Wenn wir heute die Feststellung von Herrn Saluschny, dem Oberkommandierenden, sehen, dann, lieber Herr Moosdorf, ist das kein Grund zur Freude. Wenn er feststellt, dass wir uns in einem festgefahrenen Stellungskrieg zu bewegen drohen, dann ist das vielmehr ein Grund zur Sorge.

(Stephan Brandner [AfD]: Was war das denn für ein Satz: „in einem festgefahrenen Stellungskrieg“?)

Diese Sorge führt für mich erst einmal dazu, dass wir etwas anderes tun müssen, als zu triumphieren. Wir müssen die Ukraine so ausstatten, dass sie zumindest erst einmal über diesen Winter kommt. Das ist der Grund, warum die Bundesregierung beschlossen hat,

(Zuruf von der AfD)

den Menschen in der Ukraine in diesem Winter zusätzlich zu helfen. Und da geht es nicht nur um IRIS-T-Systeme. Die sind übrigens wichtig, um die Städte zu schützen, um die Bevölkerung, die Kindergärten und ähnliche Einrichtungen zu schützen.

(Beifall beim BÜNDNIS 90/DIE GRÜNEN, bei der SPD und der FDP sowie bei Abgeordneten der CDU/CSU)

Dazu gehört es eben auch, zusätzliche Generatoren zu liefern,

(Zuruf von der AfD)

damit, wenn es den Russen gelingt, die Infrastruktur zu zerstören, Wasser und Wärme weiterhin zur Verfügung stehen.

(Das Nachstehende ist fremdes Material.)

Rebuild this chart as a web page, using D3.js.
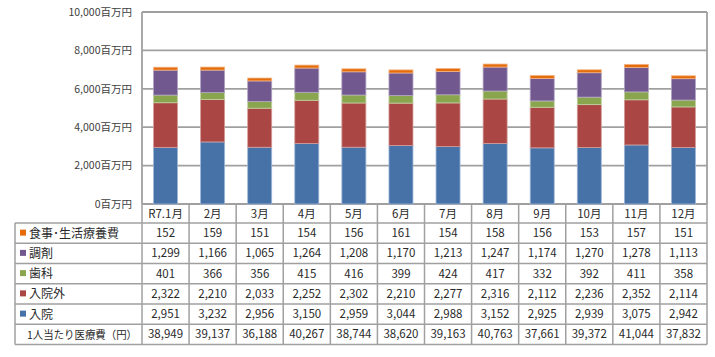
<!DOCTYPE html>
<html><head><meta charset="utf-8">
<script src="https://cdn.jsdelivr.net/npm/d3@7"></script>
<style>body{margin:0;background:#fff}svg{display:block}text{font-family:"Noto Sans CJK JP","Noto Sans",sans-serif}</style>
</head><body>
<svg id="c" width="715" height="357"></svg>
<script>
const months = ["R7.1月","2月","3月","4月","5月","6月","7月","8月","9月","10月","11月","12月"];
const meal     = [152,159,151,154,156,161,154,158,156,153,157,151];
const chouzai  = [1299,1166,1065,1264,1208,1170,1213,1247,1174,1270,1278,1113];
const shika    = [401,366,356,415,416,399,424,417,332,392,411,358];
const nyuingai = [2322,2210,2033,2252,2302,2210,2277,2316,2112,2236,2352,2114];
const nyuin    = [2951,3232,2956,3150,2959,3044,2988,3152,2925,2939,3075,2942];
const perCapita = [38949,39137,36188,40267,38744,38620,39163,40763,37661,39372,41044,37832];
const yTicks = [0,2000,4000,6000,8000,10000];
const tickSuffix = "百万円";
const perCapitaLabel = "1人当たり医療費（円）";

// stacking order bottom -> top
const seriesBottomUp = [
  {key:"入院", values:nyuin, color:"#4672a8", edge:"#9fb6d6"},
  {key:"入院外", values:nyuingai, color:"#aa4643", edge:"#d49d9b"},
  {key:"歯科", values:shika, color:"#89a54e", edge:"#c2d3a2"},
  {key:"調剤", values:chouzai, color:"#71588f", edge:"#b1a2c4"},
  {key:"食事･生活療養費", values:meal, color:"#e46c0a", edge:"#f4b585"}
];

const svg = d3.select("#c");
const L = 142, R = 707, T = 12, B = 204;
const gridColor = "#a0a0a0";
const txt = "#2a2a2a";

const x = d3.scaleBand().domain(months).range([L, R]).paddingInner(0.49).paddingOuter(0.245);
const xCol = d3.scaleBand().domain(months).range([L, R]).padding(0);
const y = d3.scaleLinear().domain([0, 10000]).range([B, T]);

// gridlines
svg.append("g").selectAll("line").data(yTicks).join("line")
  .attr("x1", L).attr("x2", R).attr("y1", d => y(d)).attr("y2", d => y(d))
  .attr("stroke", gridColor).attr("stroke-width", 1.8);

// y axis labels
const yAxis = d3.axisLeft(y).tickValues(yTicks).tickSize(0).tickPadding(10)
  .tickFormat(d => d3.format(",")(d) + tickSuffix);
const ya = svg.append("g").attr("transform", `translate(${L},0)`).call(yAxis);
ya.select(".domain").remove();
ya.selectAll("text").attr("font-size", 10.5).attr("fill", "#404040")
  .attr("font-family", '"Noto Sans CJK JP",sans-serif');

// stacked bars
const table = months.map((m, i) => {
  const o = {month: m};
  seriesBottomUp.forEach(s => o[s.key] = s.values[i]);
  return o;
});
const stack = d3.stack().keys(seriesBottomUp.map(s => s.key));
const stacked = stack(table);
svg.append("g").selectAll("g").data(stacked).join("g")
  .attr("fill", (d, i) => seriesBottomUp[i].color)
  .attr("stroke", (d, i) => seriesBottomUp[i].edge)
  .attr("stroke-width", 0.8)
  .selectAll("rect").data(d => d).join("rect")
  .attr("x", d => x(d.data.month))
  .attr("width", x.bandwidth())
  .attr("y", d => y(d[1]))
  .attr("height", d => y(d[0]) - y(d[1]));

// plot border (left, right)
svg.append("line").attr("x1", L).attr("x2", L).attr("y1", T).attr("y2", B).attr("stroke", gridColor).attr("stroke-width", 1.8);
svg.append("line").attr("x1", R).attr("x2", R).attr("y1", T).attr("y2", B).attr("stroke", gridColor).attr("stroke-width", 1.8);

// data table
const headerTop = B, headerBot = 223, tableBot = 344.5, labelLeft = 15;
const rowsTopDown = seriesBottomUp.slice().reverse();
const rowCount = rowsTopDown.length + 1;
const rowY = d3.scaleLinear().domain([0, rowCount]).range([headerBot, tableBot]);
const g = svg.append("g");
const lineAttr = sel => sel.attr("stroke", gridColor).attr("stroke-width", 1.5);

// horizontal lines
d3.range(rowCount + 1).forEach(i => {
  g.append("line").attr("x1", labelLeft).attr("x2", R).attr("y1", rowY(i)).attr("y2", rowY(i)).call(lineAttr);
});
// vertical lines
g.append("line").attr("x1", labelLeft).attr("x2", labelLeft).attr("y1", headerBot).attr("y2", tableBot).call(lineAttr);
months.forEach(m => {
  g.append("line").attr("x1", xCol(m)).attr("x2", xCol(m)).attr("y1", headerTop).attr("y2", tableBot).call(lineAttr);
});
g.append("line").attr("x1", R).attr("x2", R).attr("y1", headerTop).attr("y2", tableBot).call(lineAttr);

const fs = 11.5;
// header
g.selectAll("text.h").data(months).join("text").attr("class", "h")
  .attr("x", d => xCol(d) + xCol.bandwidth() / 2).attr("y", (headerTop + headerBot) / 2 + 4)
  .attr("text-anchor", "middle").attr("font-size", fs).attr("fill", txt).text(d => d);

// series rows
rowsTopDown.forEach((s, r) => {
  const cy = (rowY(r) + rowY(r + 1)) / 2;
  g.append("rect").attr("x", 20).attr("y", cy - 3.5).attr("width", 6).attr("height", 6).attr("fill", s.color);
  g.append("text").attr("x", 29).attr("y", cy + 4.5).attr("font-size", 12).attr("fill", txt).text(s.key);
  g.selectAll(null).data(s.values).join("text")
    .attr("x", (d, i) => xCol(months[i]) + xCol.bandwidth() / 2).attr("y", cy + 4)
    .attr("text-anchor", "middle").attr("font-size", fs).attr("fill", txt)
    .text(d => d3.format(",")(d));
});
// per capita row
{
  const r = rowsTopDown.length;
  const cy = (rowY(r) + rowY(r + 1)) / 2;
  g.append("text").attr("x", 27).attr("y", cy + 4.5).attr("font-size", 11).attr("fill", txt)
    .attr("textLength", 110).attr("lengthAdjust", "spacingAndGlyphs").text(perCapitaLabel);
  g.selectAll(null).data(perCapita).join("text")
    .attr("x", (d, i) => xCol(months[i]) + xCol.bandwidth() / 2).attr("y", cy + 4)
    .attr("text-anchor", "middle").attr("font-size", fs).attr("fill", txt)
    .text(d => d3.format(",")(d));
}
</script>
</body></html>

So nehmen wir als diese Koalition, als diese Regierung und als dieses Land unsere Verantwortung wahr.

(Beifall beim BÜNDNIS 90/DIE GRÜNEN, bei der SPD und der FDP sowie bei Abgeordneten der CDU/CSU – Zurufe von der AfD)

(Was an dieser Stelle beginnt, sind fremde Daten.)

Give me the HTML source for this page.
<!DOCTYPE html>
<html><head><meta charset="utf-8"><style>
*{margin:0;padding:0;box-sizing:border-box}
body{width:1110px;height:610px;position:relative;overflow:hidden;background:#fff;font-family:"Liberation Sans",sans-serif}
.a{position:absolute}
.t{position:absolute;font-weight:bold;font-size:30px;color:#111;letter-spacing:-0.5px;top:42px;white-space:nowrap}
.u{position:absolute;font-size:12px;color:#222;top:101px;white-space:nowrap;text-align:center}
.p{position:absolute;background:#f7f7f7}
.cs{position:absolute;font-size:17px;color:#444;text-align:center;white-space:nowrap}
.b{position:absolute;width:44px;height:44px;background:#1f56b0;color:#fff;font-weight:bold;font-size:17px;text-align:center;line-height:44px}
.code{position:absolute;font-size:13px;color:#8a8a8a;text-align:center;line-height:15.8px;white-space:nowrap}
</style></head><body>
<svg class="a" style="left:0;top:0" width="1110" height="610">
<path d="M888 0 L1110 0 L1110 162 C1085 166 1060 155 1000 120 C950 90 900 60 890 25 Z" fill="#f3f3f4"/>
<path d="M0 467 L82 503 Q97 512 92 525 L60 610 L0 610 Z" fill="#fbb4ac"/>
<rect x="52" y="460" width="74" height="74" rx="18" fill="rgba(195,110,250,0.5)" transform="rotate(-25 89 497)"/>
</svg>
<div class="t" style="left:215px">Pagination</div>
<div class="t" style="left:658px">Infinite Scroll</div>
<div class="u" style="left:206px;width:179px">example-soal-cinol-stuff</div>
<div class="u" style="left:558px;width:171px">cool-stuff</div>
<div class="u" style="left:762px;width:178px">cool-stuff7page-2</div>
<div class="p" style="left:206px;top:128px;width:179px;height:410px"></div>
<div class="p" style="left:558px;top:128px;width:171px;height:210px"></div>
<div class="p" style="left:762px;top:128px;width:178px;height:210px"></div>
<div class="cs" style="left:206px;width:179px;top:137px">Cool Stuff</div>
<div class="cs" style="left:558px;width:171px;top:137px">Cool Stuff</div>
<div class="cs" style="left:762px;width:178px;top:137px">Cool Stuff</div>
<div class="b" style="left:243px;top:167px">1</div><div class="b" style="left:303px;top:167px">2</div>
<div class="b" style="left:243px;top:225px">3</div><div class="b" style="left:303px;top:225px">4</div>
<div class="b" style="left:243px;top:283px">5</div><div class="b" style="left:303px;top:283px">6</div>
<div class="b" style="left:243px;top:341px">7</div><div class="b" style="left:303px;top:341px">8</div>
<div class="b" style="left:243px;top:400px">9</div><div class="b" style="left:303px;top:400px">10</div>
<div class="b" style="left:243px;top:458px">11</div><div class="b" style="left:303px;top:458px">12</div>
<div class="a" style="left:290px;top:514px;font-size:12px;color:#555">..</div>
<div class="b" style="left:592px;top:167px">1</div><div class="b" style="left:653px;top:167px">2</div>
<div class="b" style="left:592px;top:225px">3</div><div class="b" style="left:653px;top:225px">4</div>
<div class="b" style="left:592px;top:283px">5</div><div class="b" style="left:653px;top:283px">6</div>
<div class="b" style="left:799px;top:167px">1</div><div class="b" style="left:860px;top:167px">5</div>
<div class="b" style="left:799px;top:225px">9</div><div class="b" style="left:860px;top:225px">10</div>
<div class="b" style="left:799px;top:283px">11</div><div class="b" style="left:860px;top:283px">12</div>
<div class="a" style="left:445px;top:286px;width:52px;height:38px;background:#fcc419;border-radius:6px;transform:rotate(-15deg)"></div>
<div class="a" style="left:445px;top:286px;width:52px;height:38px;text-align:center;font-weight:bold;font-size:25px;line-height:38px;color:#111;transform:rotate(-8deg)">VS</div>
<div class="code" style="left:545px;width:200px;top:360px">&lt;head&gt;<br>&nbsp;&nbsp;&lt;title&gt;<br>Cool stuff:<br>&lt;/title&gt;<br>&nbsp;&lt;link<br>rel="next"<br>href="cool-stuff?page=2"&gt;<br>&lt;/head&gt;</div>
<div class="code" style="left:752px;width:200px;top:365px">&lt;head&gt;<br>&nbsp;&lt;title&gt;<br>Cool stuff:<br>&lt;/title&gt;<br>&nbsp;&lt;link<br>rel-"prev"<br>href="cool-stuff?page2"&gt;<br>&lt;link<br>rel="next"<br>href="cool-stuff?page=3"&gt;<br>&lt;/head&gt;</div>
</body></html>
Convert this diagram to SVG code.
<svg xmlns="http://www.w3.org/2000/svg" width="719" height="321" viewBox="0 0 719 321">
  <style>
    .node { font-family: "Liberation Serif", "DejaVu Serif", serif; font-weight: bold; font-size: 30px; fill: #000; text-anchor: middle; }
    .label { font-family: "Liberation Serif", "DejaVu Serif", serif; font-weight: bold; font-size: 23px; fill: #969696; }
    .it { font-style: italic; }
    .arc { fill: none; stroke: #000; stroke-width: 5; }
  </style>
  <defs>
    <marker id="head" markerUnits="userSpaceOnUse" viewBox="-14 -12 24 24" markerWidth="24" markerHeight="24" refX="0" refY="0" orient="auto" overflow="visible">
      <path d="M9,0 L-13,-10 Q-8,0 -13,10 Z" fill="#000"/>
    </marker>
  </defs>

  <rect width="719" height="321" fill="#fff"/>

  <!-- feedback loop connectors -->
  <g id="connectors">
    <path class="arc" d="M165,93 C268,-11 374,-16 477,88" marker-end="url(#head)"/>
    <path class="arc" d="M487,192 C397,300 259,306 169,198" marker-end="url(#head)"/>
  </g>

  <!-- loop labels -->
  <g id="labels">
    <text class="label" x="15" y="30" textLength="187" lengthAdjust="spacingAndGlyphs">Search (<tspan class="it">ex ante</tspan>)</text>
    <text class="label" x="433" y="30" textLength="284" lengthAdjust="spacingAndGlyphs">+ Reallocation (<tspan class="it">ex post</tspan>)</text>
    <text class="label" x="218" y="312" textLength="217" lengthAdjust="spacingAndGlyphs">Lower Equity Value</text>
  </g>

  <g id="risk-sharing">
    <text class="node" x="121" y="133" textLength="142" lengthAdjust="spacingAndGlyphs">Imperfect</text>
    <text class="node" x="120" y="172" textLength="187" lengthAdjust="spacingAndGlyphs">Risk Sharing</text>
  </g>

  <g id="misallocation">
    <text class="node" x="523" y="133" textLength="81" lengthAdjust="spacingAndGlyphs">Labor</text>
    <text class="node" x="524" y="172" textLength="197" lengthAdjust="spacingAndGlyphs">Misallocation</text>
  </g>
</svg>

Ich füge ein Letztes hinzu: Mir macht es Sorge, wenn in dem Land, das noch mehr Unterstützung liefert als wir, wir heute eine Situation haben, dass man sich zwar über einen Haushalt einigen kann, aber zwei wesentliche Dinge ausgeklammert werden,

(Matthias Moosdorf [AfD]: Genau!)

nämlich die Hilfe für die Ukraine und die Hilfe für Israel. Übrigens ist diese Ausklammerung in dieser Dualität interessant. Was heißt das für uns? Das heißt, dass wir als Europäer bereit sein müssen, nicht nur länger,

(Lachen bei Abgeordneten der AfD)

sondern auch mehr zu leisten,

(Beifall beim BÜNDNIS 90/DIE GRÜNEN sowie bei Abgeordneten der SPD und der FDP)

weil es in unserem originären europäischen, in unserem originären deutschen Interesse ist – darauf hat Robin Wagener hingewiesen –, dass die Ukraine nicht überrannt wird.

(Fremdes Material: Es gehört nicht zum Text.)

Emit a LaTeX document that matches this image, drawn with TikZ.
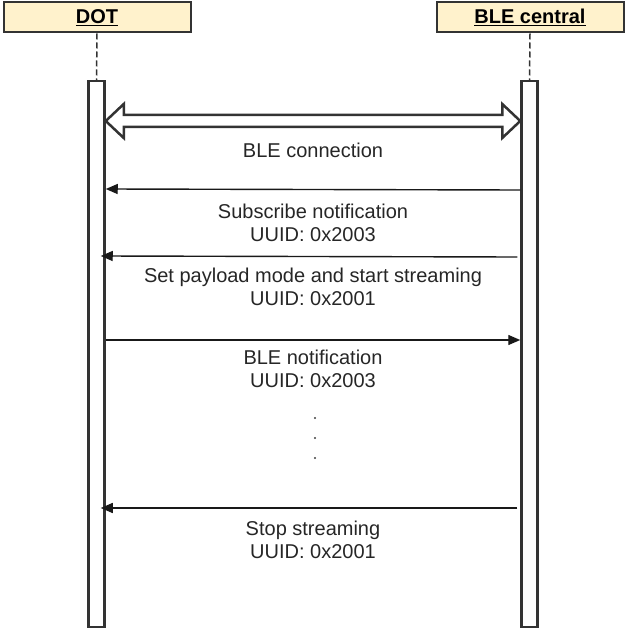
\documentclass[tikz,border=0pt]{standalone}
\usepackage{fontspec}
\setmainfont{Liberation Sans}
\usepackage{tikz}
\usetikzlibrary{arrows.meta}
\definecolor{headfill}{HTML}{FFF2CC}
\definecolor{linegray}{HTML}{333333}

\tikzset{
  head/.style={draw=linegray,line width=2pt,fill=headfill,minimum width=187pt,minimum height=30pt,inner sep=0pt,
    font=\fontsize{20}{24}\selectfont\bfseries},
  lifebar/.style={draw=linegray,line width=2.5pt,fill=white,minimum width=16pt,minimum height=546pt,inner sep=0pt,anchor=north},
  msg/.style={black!90,line width=1.4pt,-{Triangle[length=12pt,width=10pt]}},
  msgtext/.style={align=center,text=black!85,font=\fontsize{20}{23}\selectfont}
}

\begin{document}
\begin{tikzpicture}[x=1pt,y=-1pt]
\useasboundingbox (0,0) rectangle (624,628);
% participants
\node[head] (dot) at (97,17.5) {\underline{DOT}};
\node[head] (ble) at (530,17.5) {\underline{BLE central}};
\node[lifebar] (dotbar) at (96.5,80) {};
\node[lifebar] (blebar) at (529.5,80) {};
\draw[linegray,line width=1.5pt,dash pattern=on 6pt off 3pt] (dot.south) -- (dotbar.north);
\draw[linegray,line width=1.5pt,dash pattern=on 6pt off 3pt] (ble.south) -- (blebar.north);

% connection
\draw[linegray,line width=2.5pt,line join=miter]
  (dotbar.east |- 0,121) -- ++(18,-17) -- ++(0,11) -- ([xshift=-18pt]blebar.west |- 0,115)
  -- ++(0,-11) -- (blebar.west |- 0,121) -- ++(-18,17) -- ++(0,-11)
  -- ([xshift=18pt]dotbar.east |- 0,127) -- ++(0,11) -- cycle;
\node[msgtext] (conn) at (313,150) {BLE connection};

% messages
\draw[msg] (blebar.west |- 0,190) -- (dotbar.east |- 0,189);
\node[msgtext] (sub) at (313,222.5) {Subscribe notification\\UUID: 0x2003};
\draw[msg] ([xshift=-3pt]blebar.west |- 0,257) -- ([xshift=-5pt]dotbar.east |- 0,256);
\node[msgtext] (pay) at (313,287) {Set payload mode and start streaming\\UUID: 0x2001};
\draw[msg] (dotbar.east |- 0,340) -- (blebar.west |- 0,340);
\node[msgtext] (notif) at (313,369) {BLE notification\\UUID: 0x2003};
\foreach \y in {418,438,458}
  \fill[black!75] (315,\y) circle (1.1);
\draw[msg] ([xshift=-3pt]blebar.west |- 0,508) -- ([xshift=-5pt]dotbar.east |- 0,508);
\node[msgtext] (stop) at (313,539.5) {Stop streaming\\UUID: 0x2001};
\end{tikzpicture}
\end{document}
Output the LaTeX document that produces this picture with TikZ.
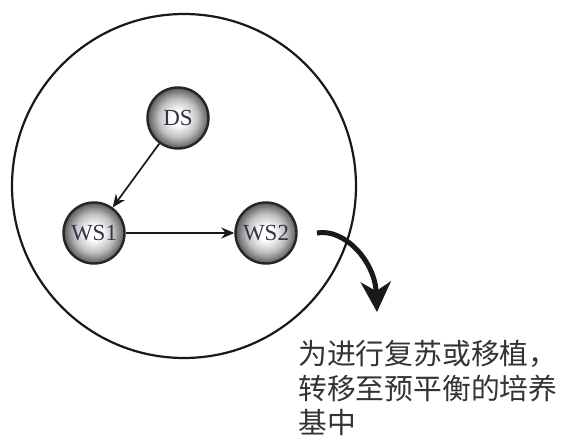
\documentclass[tikz,border=0pt]{standalone}
\usepackage{fontspec}
\setmainfont{Liberation Serif}
\newfontfamily\cjk{Noto Sans CJK SC}
\usetikzlibrary{arrows.meta}
\pgfdeclareradialshading{sphshade}{\pgfpoint{0bp}{0bp}}{%
  color(0bp)=(white); color(6bp)=(white); color(16bp)=(black!25);
  color(25bp)=(black!65); color(50bp)=(black!65)}
\tikzset{
  sphere/.style={circle, minimum size=61pt, inner sep=0pt, draw=black!85,
    line width=2.4pt, shading=sphshade, text=black!85!blue!60!gray,
    font=\fontsize{23}{23}\selectfont},
  thinarrow/.style={line width=1.7pt, draw=black!90, -{Stealth[length=13pt,width=11pt]}},
  bigarrow/.style={line width=5pt, draw=black!90, -{Stealth[length=30pt,width=30pt,inset=9pt]}},
  caption/.style={font=\cjk\fontsize{28.8}{34.5}\selectfont, align=left, text=black!80,
    inner sep=0pt, anchor=north west}
}
\begin{document}
\begin{tikzpicture}[x=1pt,y=-1pt]
\useasboundingbox[fill=white] (0,0) rectangle (563,442);
\node[circle, draw=black!90, line width=2.2pt, minimum size=344pt, inner sep=0pt] (dish) at (184,186) {};
\node[sphere] (ds) at (178,118) {DS};
\node[sphere] (ws1) at (94,233) {WS1};
\node[sphere] (ws2) at (266,233) {WS2};
\draw[thinarrow] (ds) -- (ws1);
\draw[thinarrow] (ws1) -- (ws2);
\coordinate (cstart) at (317,233);
\coordinate (cend) at (377,312);
\draw[bigarrow] (cstart) .. controls (345,228) and (375,262) .. (cend);
\node[caption] (txt) at (298,340) {为进行复苏或移植，\\转移至预平衡的培养\\基中};
\end{tikzpicture}
\end{document}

(Matthias Moosdorf [AfD]: Das ist Afghanistan! Niemand braucht das!)

Vizepräsidentin Aydan Özoğuz:

Kommen Sie bitte zum Schluss.

Jürgen Trittin (BÜNDNIS 90/DIE GRÜNEN):

Und dieser Verantwortung werden wir uns stellen. Deswegen werden wir die militärische Hilfe für die Ukraine im nächsten Haushalt verdoppeln. Sie werden ihn ablehnen. Ich weiß: Die meisten tun es schlechten Gewissens.

(Beifall beim BÜNDNIS 90/DIE GRÜNEN, bei der SPD und der FDP)

Vizepräsidentin Aydan Özoğuz:

Der nächste Redner ist Dr. Marcus Faber für die FDP-Fraktion.

(Beifall bei der FDP sowie bei Abgeordneten der SPD und des BÜNDNISSES 90/DIE GRÜNEN)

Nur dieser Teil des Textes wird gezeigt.